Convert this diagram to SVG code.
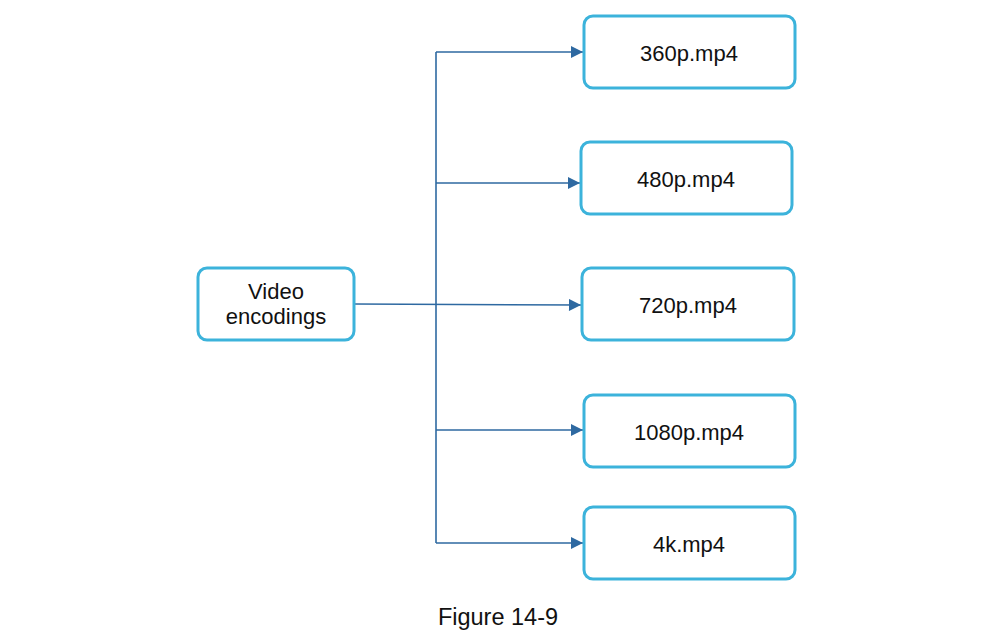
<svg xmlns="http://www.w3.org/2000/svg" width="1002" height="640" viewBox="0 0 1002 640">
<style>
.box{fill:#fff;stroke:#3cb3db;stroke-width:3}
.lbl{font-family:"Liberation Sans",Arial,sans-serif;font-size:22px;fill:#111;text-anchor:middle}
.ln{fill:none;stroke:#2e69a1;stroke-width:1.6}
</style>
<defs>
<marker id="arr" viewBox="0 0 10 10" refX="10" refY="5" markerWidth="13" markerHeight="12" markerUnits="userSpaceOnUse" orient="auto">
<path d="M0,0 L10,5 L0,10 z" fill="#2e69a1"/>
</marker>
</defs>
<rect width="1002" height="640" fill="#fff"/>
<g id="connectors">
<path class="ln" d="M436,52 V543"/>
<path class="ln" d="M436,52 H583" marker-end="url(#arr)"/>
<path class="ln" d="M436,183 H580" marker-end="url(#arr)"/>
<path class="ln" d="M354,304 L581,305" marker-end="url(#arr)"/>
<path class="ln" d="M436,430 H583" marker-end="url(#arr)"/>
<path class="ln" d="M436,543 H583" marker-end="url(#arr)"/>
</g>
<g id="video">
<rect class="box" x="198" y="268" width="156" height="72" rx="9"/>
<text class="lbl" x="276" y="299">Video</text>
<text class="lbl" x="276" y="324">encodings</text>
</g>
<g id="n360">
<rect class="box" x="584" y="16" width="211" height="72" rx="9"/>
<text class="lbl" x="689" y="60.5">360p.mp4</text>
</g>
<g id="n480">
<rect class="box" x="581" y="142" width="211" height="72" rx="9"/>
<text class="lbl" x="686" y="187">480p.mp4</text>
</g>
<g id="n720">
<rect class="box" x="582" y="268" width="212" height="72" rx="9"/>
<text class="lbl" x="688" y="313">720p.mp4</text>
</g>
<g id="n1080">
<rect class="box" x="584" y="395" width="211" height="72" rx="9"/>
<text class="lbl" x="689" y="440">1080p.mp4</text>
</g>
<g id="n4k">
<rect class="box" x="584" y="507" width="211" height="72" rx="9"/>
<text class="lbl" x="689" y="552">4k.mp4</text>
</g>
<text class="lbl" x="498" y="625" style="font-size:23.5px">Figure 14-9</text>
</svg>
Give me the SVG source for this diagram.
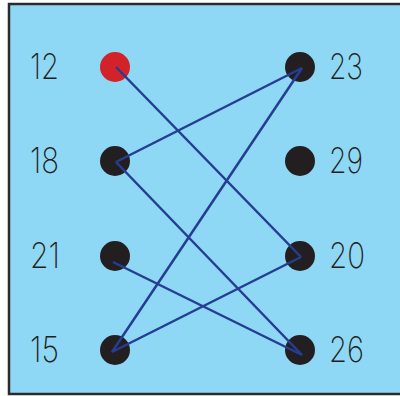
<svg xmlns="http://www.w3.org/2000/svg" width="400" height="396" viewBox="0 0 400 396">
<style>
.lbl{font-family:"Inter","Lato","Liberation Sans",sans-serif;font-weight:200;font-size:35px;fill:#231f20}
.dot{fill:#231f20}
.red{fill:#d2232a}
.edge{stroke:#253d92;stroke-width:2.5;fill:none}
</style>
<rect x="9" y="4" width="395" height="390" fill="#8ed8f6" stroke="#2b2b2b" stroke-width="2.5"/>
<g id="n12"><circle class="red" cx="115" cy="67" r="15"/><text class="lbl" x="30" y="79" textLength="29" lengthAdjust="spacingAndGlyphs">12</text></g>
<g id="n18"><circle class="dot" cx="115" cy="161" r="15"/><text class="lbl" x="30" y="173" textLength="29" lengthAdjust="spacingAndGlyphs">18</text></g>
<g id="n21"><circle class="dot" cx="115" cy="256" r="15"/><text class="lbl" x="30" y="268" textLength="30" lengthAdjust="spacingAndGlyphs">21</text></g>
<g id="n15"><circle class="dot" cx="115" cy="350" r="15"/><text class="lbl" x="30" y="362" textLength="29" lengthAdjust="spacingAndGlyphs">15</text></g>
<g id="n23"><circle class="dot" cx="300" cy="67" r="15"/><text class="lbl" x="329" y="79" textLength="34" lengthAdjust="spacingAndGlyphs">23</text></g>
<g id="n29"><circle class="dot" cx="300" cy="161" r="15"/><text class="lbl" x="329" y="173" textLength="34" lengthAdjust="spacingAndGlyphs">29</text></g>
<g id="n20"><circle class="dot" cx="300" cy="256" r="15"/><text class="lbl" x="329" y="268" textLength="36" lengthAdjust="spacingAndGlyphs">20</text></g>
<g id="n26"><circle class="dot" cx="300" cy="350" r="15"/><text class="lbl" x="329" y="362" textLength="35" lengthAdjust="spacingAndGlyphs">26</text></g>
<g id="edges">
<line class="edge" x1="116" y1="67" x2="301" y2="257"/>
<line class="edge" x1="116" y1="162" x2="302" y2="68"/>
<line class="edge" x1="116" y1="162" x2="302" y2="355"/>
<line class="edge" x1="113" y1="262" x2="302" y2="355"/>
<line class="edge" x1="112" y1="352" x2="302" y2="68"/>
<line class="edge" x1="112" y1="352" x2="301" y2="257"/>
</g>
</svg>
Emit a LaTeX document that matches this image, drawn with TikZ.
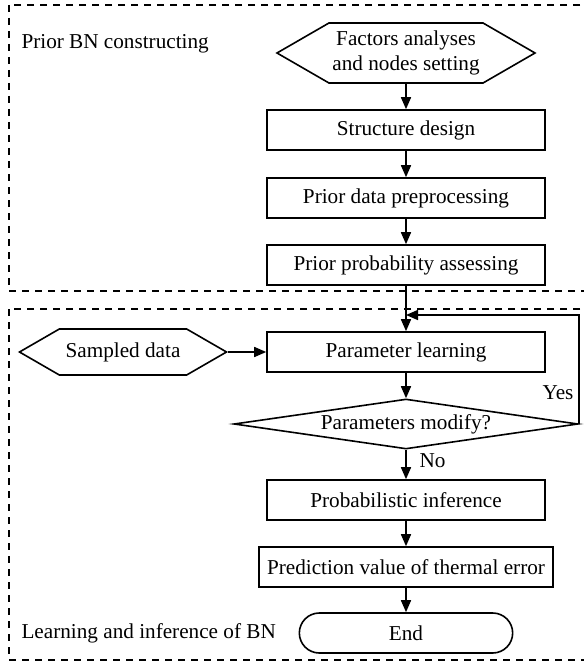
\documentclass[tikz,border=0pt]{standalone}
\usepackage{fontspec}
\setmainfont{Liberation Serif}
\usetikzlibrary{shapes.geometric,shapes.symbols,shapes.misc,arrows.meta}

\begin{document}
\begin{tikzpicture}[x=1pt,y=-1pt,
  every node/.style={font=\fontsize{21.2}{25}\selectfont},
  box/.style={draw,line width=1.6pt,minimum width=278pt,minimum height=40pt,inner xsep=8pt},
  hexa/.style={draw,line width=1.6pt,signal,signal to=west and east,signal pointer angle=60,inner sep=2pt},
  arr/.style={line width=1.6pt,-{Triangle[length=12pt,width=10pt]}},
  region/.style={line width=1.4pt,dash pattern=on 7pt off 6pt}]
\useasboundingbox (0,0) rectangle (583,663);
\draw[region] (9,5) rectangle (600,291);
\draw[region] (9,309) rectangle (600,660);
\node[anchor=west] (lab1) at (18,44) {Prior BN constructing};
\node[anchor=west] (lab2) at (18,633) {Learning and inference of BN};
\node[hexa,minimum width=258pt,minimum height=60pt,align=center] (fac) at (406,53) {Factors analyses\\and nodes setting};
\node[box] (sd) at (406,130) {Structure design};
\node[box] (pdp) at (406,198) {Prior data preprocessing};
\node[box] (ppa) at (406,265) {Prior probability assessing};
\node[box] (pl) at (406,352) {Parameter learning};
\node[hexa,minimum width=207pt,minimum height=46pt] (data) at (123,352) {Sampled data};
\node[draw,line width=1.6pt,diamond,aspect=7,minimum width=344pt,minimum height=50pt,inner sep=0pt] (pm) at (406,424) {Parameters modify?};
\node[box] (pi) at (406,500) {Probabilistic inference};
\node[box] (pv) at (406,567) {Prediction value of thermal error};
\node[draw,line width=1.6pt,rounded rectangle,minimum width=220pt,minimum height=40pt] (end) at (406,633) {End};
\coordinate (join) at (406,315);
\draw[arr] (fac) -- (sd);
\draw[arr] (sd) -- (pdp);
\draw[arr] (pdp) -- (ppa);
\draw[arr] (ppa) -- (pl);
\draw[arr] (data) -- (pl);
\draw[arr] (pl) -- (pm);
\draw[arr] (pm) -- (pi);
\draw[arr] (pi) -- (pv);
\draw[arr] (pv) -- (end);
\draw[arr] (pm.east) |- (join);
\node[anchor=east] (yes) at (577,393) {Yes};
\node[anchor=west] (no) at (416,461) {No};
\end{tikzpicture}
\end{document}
+++
Your task: Search the records for the word "this", then list every line that has it.

Correct output:
Convert this diagram to SVG code.
Give me the SVG source for this diagram.
Emit a LaTeX document that matches this image, drawn with TikZ.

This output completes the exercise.